Plan
Premium
Country
United States of America
Operating System
Windows 11
I’m not sure if this is more of a help request, an idea proposal, or a bit of a rant, but I’m frustrated by the way some things work—and have been for a while. Here’s the incident that finally pushed me to write this.
I really enjoy the desktop feature that tracks when a song was added—either to a playlist or to Liked Songs. I even maintain a public playlist called Liked Songs so I can share it if I want.
(Side note: why does the default Liked Songs playlist have fewer features? I can’t share it or organize it in a custom order.)
Earlier today, I noticed a song missing from my custom playlist, even though the song count matched my default Liked Songs.
I added the song to my custom playlist, but then realized there was still a discrepancy: 574 songs in my custom playlist vs. 573 in Liked Songs.
As many of you know, when you bulk-add songs to a playlist, Spotify pops up a message if any are already in it—letting you choose to add only new songs or add everything (creating duplicates).
Assuming the same logic would apply to Liked Songs, and in an attempt to discover the source of the discrepancy, I selected all songs in my custom playlist and clicked “Save to Liked Songs.” Big mistake—it unliked and re-liked every song, completely resetting my “Date Added” metadata and ruining the chronological order I’d curated for years.
Ctrl + Z didn’t help. Meanwhile, I was still listening to Spotify auto-play my old order—one that apparently no longer existed. I came across threads like here and there suggesting that Spotify Support might be able to restore Liked Songs to an earlier state.
I reached out to Support and attached a transcript (with personal info redacted) to this post. I want to say up front: I do think the advisor did their best with the tools available and genuinely tried to help. Unfortunately, the “Date Added” metadata couldn’t be restored, and the restore process itself briefly added an incorrect number of songs. We eventually got close to the original count, and I thanked the advisor since I could rebuild the list from my custom playlist anyway. Still, I’ll probably never know what caused that one-song discrepancy that started this whole mess.
I have since read threads like this one that suggest that the Date Added metadata can't be fixed in the first place.
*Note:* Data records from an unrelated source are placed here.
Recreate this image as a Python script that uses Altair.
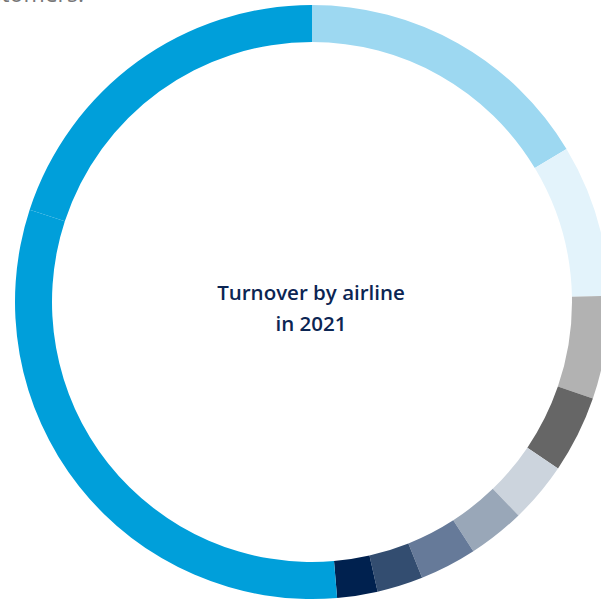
import altair as alt
import pandas as pd

segments = ["A", "B", "C", "D", "E", "F", "G", "H", "I", "J", "K"]
shares = [16.4, 8.3, 5.6, 4.2, 3.3, 3.1, 3.1, 2.5, 2.2, 31.4, 20.0]
colors = ["#9dd8f1", "#e3f3fb", "#b2b2b2", "#666666", "#ccd4dd", "#99a7b8",
          "#667a99", "#334d70", "#00214f", "#009fda", "#009fda"]
title_lines = "Turnover by airline\nin 2021"
top_note = "customers."

df = pd.DataFrame({"segment": segments, "share": shares, "order": list(range(len(segments)))})
one = pd.DataFrame({"k": [0]})

ring = alt.Chart(df).mark_arc(outerRadius=297, innerRadius=260, strokeWidth=0).encode(
    theta=alt.Theta("share:Q", stack=True),
    order=alt.Order("order:Q"),
    color=alt.Color("segment:N", scale=alt.Scale(domain=segments, range=colors), legend=None),
    x=alt.value(312),
    y=alt.value(302),
)

label = alt.Chart(one).mark_text(
    text=title_lines, lineBreak="\n", font="Open Sans", fontWeight=600, fontSize=20.5,
    color="#0b2553", align="center", baseline="middle", lineHeight=31,
).encode(x=alt.value(311), y=alt.value(293.5))

note = alt.Chart(one).mark_text(
    text=top_note, font="Open Sans", fontSize=23, color="#777777",
    align="right", baseline="alphabetic",
).encode(x=alt.value(84), y=alt.value(1.5))

chart = alt.layer(ring, label, note).properties(
    width=601, height=601, padding=0, autosize=alt.AutoSizeParams(type="none")
).configure_view(stroke=None)

chart.save("out.html", embed_options={"renderer": "svg", "actions": False})
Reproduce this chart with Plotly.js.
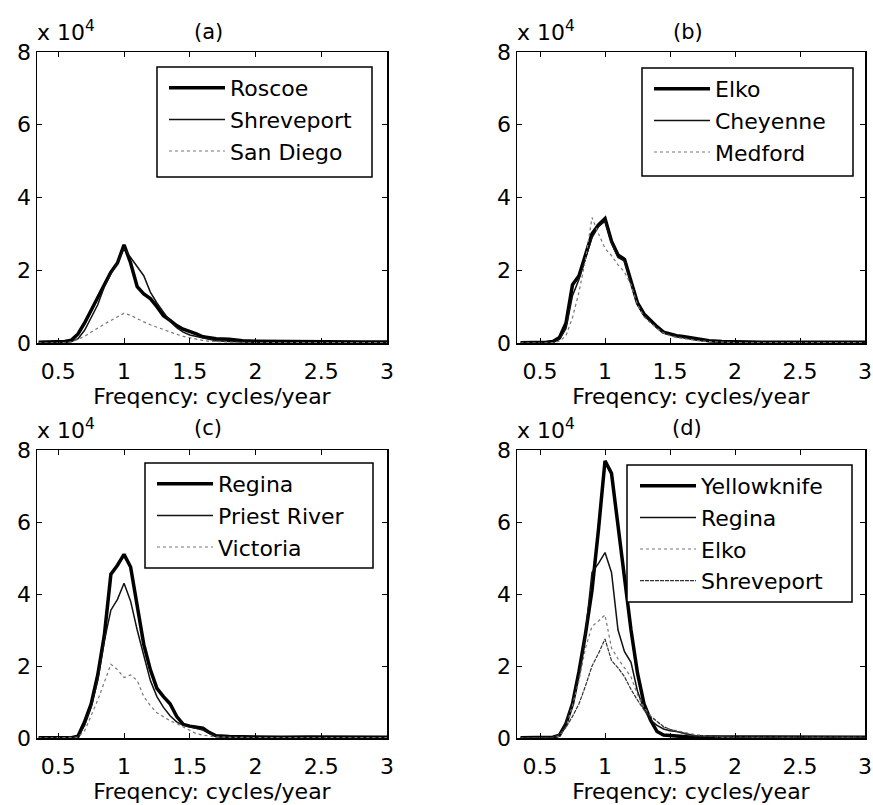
<!DOCTYPE html>
<html>
<head>
<meta charset="utf-8">
<script src="https://cdn.plot.ly/plotly-3.0.1.min.js"></script>
<style>
html,body{margin:0;padding:0;background:#fff;}
#chart{width:873px;height:805px;}
</style>
</head>
<body>
<div id="chart"></div>
<script>
// Shared frequency grid (cycles/year)
const freq = [0.35,0.45,0.55,0.6,0.65,0.7,0.75,0.8,0.85,0.9,0.95,1.0,1.05,1.1,1.15,1.2,1.25,1.3,1.35,1.4,1.45,1.5,1.55,1.6,1.65,1.7,1.8,1.9,2.0,2.2,2.4,2.6,2.8,3.0];

// Values in units of 10^4
// Panel (a)
const roscoeA     = [0.02,0.03,0.04,0.08,0.25,0.55,0.9,1.3,1.65,1.95,2.2,2.7,2.2,1.55,1.35,1.22,1.0,0.75,0.62,0.48,0.38,0.32,0.25,0.17,0.14,0.12,0.1,0.06,0.05,0.04,0.04,0.03,0.03,0.03];
const shreveportA = [0,0,0.02,0.04,0.12,0.35,0.7,1.05,1.55,1.9,2.2,2.6,2.35,2.1,1.85,1.4,1.1,0.85,0.6,0.42,0.3,0.22,0.18,0.12,0.08,0.06,0.04,0.02,0.02,0.01,0.01,0.01,0.01,0.01];
const sanDiegoA   = [0,0,0.01,0.03,0.1,0.18,0.3,0.42,0.52,0.62,0.72,0.82,0.76,0.66,0.58,0.5,0.43,0.36,0.3,0.24,0.18,0.14,0.1,0.07,0.05,0.04,0.02,0.01,0.01,0.01,0.01,0.01,0.01,0.01];
// Panel (b)
const elkoB       = [0.01,0.01,0.02,0.04,0.15,0.55,1.6,1.85,2.4,3.0,3.25,3.42,2.8,2.42,2.3,1.7,1.1,0.8,0.62,0.45,0.3,0.24,0.2,0.18,0.15,0.1,0.06,0.04,0.03,0.02,0.02,0.02,0.02,0.02];
const cheyenneB   = [0,0,0.01,0.03,0.1,0.4,1.3,1.75,2.3,2.9,3.2,3.35,2.75,2.35,2.25,1.65,1.05,0.75,0.58,0.42,0.28,0.22,0.18,0.15,0.12,0.08,0.05,0.03,0.02,0.01,0.01,0.01,0.01,0.01];
const medfordB    = [0,0,0,0.01,0.05,0.2,0.7,1.4,2.3,3.45,3.0,2.6,2.4,2.15,1.95,1.6,1.05,0.72,0.55,0.4,0.28,0.2,0.15,0.12,0.1,0.07,0.04,0.02,0.01,0.01,0.01,0.01,0.01,0.01];
// Panel (c)
const reginaC     = [0.01,0.01,0.01,0.01,0.05,0.45,0.95,1.75,2.85,4.55,4.8,5.1,4.75,3.7,2.6,1.9,1.38,1.15,0.95,0.6,0.38,0.33,0.31,0.27,0.15,0.06,0.04,0.03,0.03,0.02,0.03,0.02,0.02,0.02];
const priestRiverC= [0,0,0,0,0.03,0.35,0.85,1.6,2.7,3.55,3.85,4.3,3.8,3.0,2.3,1.6,1.15,0.85,0.62,0.45,0.35,0.3,0.26,0.22,0.12,0.05,0.03,0.02,0.02,0.01,0.01,0.01,0.01,0.01];
const victoriaC   = [0,0,0,0,0.02,0.2,0.6,1.05,1.55,2.05,1.9,1.68,1.75,1.6,1.15,0.9,0.7,0.58,0.48,0.4,0.3,0.2,0.12,0.08,0.05,0.03,0.02,0.01,0.01,0.01,0.01,0.01,0.01,0.01];
// Panel (d)
const yellowknifeD= [0.01,0.01,0.01,0.02,0.08,0.4,0.95,1.85,2.9,4.1,5.8,7.7,7.35,5.9,4.4,3.0,1.8,0.95,0.5,0.18,0.08,0.06,0.05,0.04,0.03,0.03,0.02,0.02,0.02,0.02,0.02,0.02,0.02,0.02];
const reginaD     = [0,0,0,0.01,0.05,0.45,0.95,1.75,2.9,4.6,4.85,5.15,4.6,3.0,2.4,2.1,1.3,0.8,0.5,0.35,0.25,0.2,0.18,0.15,0.1,0.06,0.04,0.02,0.02,0.02,0.02,0.02,0.02,0.02];
const elkoD       = [0,0,0,0.01,0.05,0.3,0.9,1.6,2.5,3.1,3.25,3.42,2.5,2.2,1.95,1.7,1.2,0.85,0.62,0.45,0.3,0.24,0.2,0.17,0.13,0.09,0.05,0.02,0.02,0.02,0.02,0.02,0.02,0.02];
const shreveportD = [0,0,0,0.02,0.1,0.3,0.6,0.95,1.45,2.0,2.35,2.75,2.15,1.95,1.7,1.35,1.05,0.78,0.6,0.45,0.32,0.24,0.18,0.12,0.08,0.06,0.04,0.02,0.02,0.02,0.02,0.02,0.02,0.02];

const panelTitles = ['(a)','(b)','(c)','(d)'];
const yTickVals = [0,2,4,6,8];
const xTickVals = [0.5,1,1.5,2,2.5,3];
const xTitle = 'Freqency: cycles/year';

const FONT = 'DejaVu Sans, Arial, sans-serif';
const scale = v => v.map(a => a * 1e4);

const styles = {
  thick: {color:'#000', width:3.5, dash:'solid'},
  thin:  {color:'#111', width:1.5, dash:'solid'},
  dot:   {color:'#777', width:1.2, dash:'dot'},
  dash:  {color:'#333', width:1.2, dash:'4px,1px'}
};

function tr(name, y, ax, leg, st){
  return {x: freq, y: scale(y), name: name, type:'scatter', mode:'lines',
    xaxis: 'x'+ax, yaxis: 'y'+ax, legend: leg, line: styles[st]};
}

const data = [
  tr('Roscoe', roscoeA, '', 'legend', 'thick'),
  tr('Shreveport', shreveportA, '', 'legend', 'thin'),
  tr('San Diego', sanDiegoA, '', 'legend', 'dot'),
  tr('Elko', elkoB, '2', 'legend2', 'thick'),
  tr('Cheyenne', cheyenneB, '2', 'legend2', 'thin'),
  tr('Medford', medfordB, '2', 'legend2', 'dot'),
  tr('Regina', reginaC, '3', 'legend3', 'thick'),
  tr('Priest River', priestRiverC, '3', 'legend3', 'thin'),
  tr('Victoria', victoriaC, '3', 'legend3', 'dot'),
  tr('Yellowknife', yellowknifeD, '4', 'legend4', 'thick'),
  tr('Regina', reginaD, '4', 'legend4', 'thin'),
  tr('Elko', elkoD, '4', 'legend4', 'dot'),
  tr('Shreveport', shreveportD, '4', 'legend4', 'dash')
];

const W = 873, H = 805;
const boxes = [
  {l:37, r:387, t:52, b:343},
  {l:517, r:865, t:52, b:343},
  {l:37, r:387, t:450, b:738},
  {l:517, r:865, t:450, b:738}
];
const xRanges = [[0.338,3],[0.323,3],[0.338,3],[0.323,3]];

function xaxis(i){
  const bx = boxes[i];
  return {domain:[bx.l/W, bx.r/W], range:xRanges[i], anchor: i===0?'y':'y'+(i+1),
    showline:true, mirror:'ticks', linecolor:'#000', linewidth:1.5,
    ticks:'inside', ticklen:5, tickcolor:'#000', tickwidth:1,
    tickvals:xTickVals, ticktext:xTickVals.map(String), showgrid:false, zeroline:false,
    ticklabelstandoff:8,
    tickfont:{family:FONT, size:22, color:'#000'},
    title:{text:xTitle, font:{family:FONT, size:22, color:'#000'}, standoff:2}};
}
function yaxis(i){
  const bx = boxes[i];
  return {domain:[1-bx.b/H, 1-bx.t/H], range:[0,80000], anchor: i===0?'x':'x'+(i+1),
    showline:true, mirror:'ticks', linecolor:'#000', linewidth:1.5,
    ticks:'inside', ticklen:5, tickcolor:'#000', tickwidth:1,
    tickvals:yTickVals.map(v=>v*1e4), ticktext:yTickVals.map(String),
    showgrid:false, zeroline:false,
    tickfont:{family:FONT, size:22, color:'#000'}};
}

// legend frames (pixel boxes) and legend content left edge / top
const legendFrames = [
  {l:157, r:372, t:67, b:177, x:164},
  {l:642, r:853, t:68, b:176, x:649},
  {l:145, r:373, t:463, b:568, x:152},
  {l:627, r:852, t:465, b:602, x:635}
];

function legend(f){
  return {x:f.x/W, y:1-f.t/H, xanchor:'left', yanchor:'top',
    bgcolor:'rgba(0,0,0,0)', borderwidth:0,
    font:{family:FONT, size:22, color:'#000'}, itemwidth:56, tracegroupgap:0};
}

const shapes = legendFrames.map(f => ({type:'rect', xref:'paper', yref:'paper',
  x0:f.l/W, x1:f.r/W, y0:1-f.b/H, y1:1-f.t/H, layer:'above',
  fillcolor:'#fff', line:{color:'#000', width:1.5}}));

const annotations = [];
const titlePos = [[208,32],[688,32],[208,428],[687,428]];
boxes.forEach((bx,i)=>{
  annotations.push({xref:'paper', yref:'paper', x:titlePos[i][0]/W, y:1-titlePos[i][1]/H,
    text:panelTitles[i], showarrow:false, xanchor:'center', yanchor:'middle',
    font:{family:FONT, size:21, color:'#000'}});
  annotations.push({xref:'paper', yref:'paper', x:(bx.l-2)/W, y:1-(bx.t-5)/H,
    text:'x 10<sup>4</sup>', showarrow:false, xanchor:'left', yanchor:'bottom',
    font:{family:FONT, size:22, color:'#000'}});
});

const layout = {
  width:W, height:H, margin:{l:0,r:0,t:0,b:0},
  paper_bgcolor:'#fff', plot_bgcolor:'#fff',
  font:{family:FONT, color:'#000'},
  xaxis:xaxis(0), xaxis2:xaxis(1), xaxis3:xaxis(2), xaxis4:xaxis(3),
  yaxis:yaxis(0), yaxis2:yaxis(1), yaxis3:yaxis(2), yaxis4:yaxis(3),
  legend:legend(legendFrames[0]), legend2:legend(legendFrames[1]),
  legend3:legend(legendFrames[2]), legend4:legend(legendFrames[3]),
  shapes:shapes,
  annotations:annotations,
  showlegend:true
};

Plotly.newPlot('chart', data, layout, {staticPlot:true, displayModeBar:false});
</script>
</body>
</html>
I decided to post here as a sort of last-ditch attempt to see if there's any further insight or help I could get.
This might be getting beyond the scope of a help request and into the realm of idea suggestion but I feel compelled to add it here:
If removing songs from Liked Songs causes such permanent metadata loss, then:
Why is there no confirmation popup for unliking in some cases—especially on mobile?
Why is this data unrecoverable, even for Premium users or through internal tools?
When I unlike a song from Liked Songs by clicking or tapping the little checkmark, I do get a confirmation prompt. But if I locate the song from Search on mobile (e.g., to add it to a queue), the remove button is placed very close to “Add to Queue”—and there’s no prompt at all. And in my case today, no confirmation popup appeared even when removing hundreds of songs at once. It seems backward that a multi-song removal wouldn’t ask for confirmation when removing a single song does.
I’d appreciate any insight or help with this—from anyone who’s run into similar issues or knows more about how Spotify handles metadata.
Beyond that, I’d love advice on:
Which parts of this should be split off into separate idea suggestions, and
How I can support or upvote existing ideas if they already exist.
Thank you for any help or feedback, thank you to the rep who assisted, and thank you just for reading this.